Calling R functions from Clojure

R, and the many incredibly useful packages that have been developed for it, provides a rich environment to do statistical computing. To access any of this, however, we'll need to be able to call functions from Clojure. We do this by constructing R expressions as strings, sending them to the R server, and getting the results back. The Rserve Java library helps us convert the results to Java objects that we can access.

Getting ready

We must first complete the recipe, Setting up R to talk to Clojure, and have Rserve running. We must also have the Clojure-specific parts of that recipe done and the connection to Rserve made.

How to do it…

Once we have a connection to Rserver, we can call functions by passing the complete call—function and arguments—to the server as a string and evaluating it.

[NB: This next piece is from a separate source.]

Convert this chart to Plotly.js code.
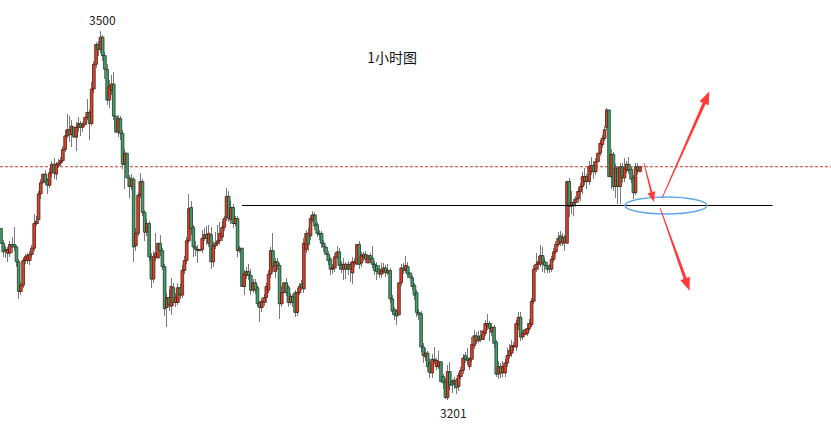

Then, we have to pull the results back out, as follows:

user=> (map #(.asDouble %)
            (.. *r-cxn* (eval "qr(c(1,2,3,4,5,6,7))") asList))
(-11.832159566199232 1.0 1.0845154254728517 1.0)

How it works…

To call an R function, we make a series of method calls on the RConnection object that we created in Setting up R to talk to Clojure. The first call, eval, takes the code to evaluate as a string and passes it to R.

Next, we have to convert the output to a Clojure data structure. We first call asList on the result, which converts it to a type that implements java.lag.Iterable. This can be passed to map, which is used to convert the list's members to doubles.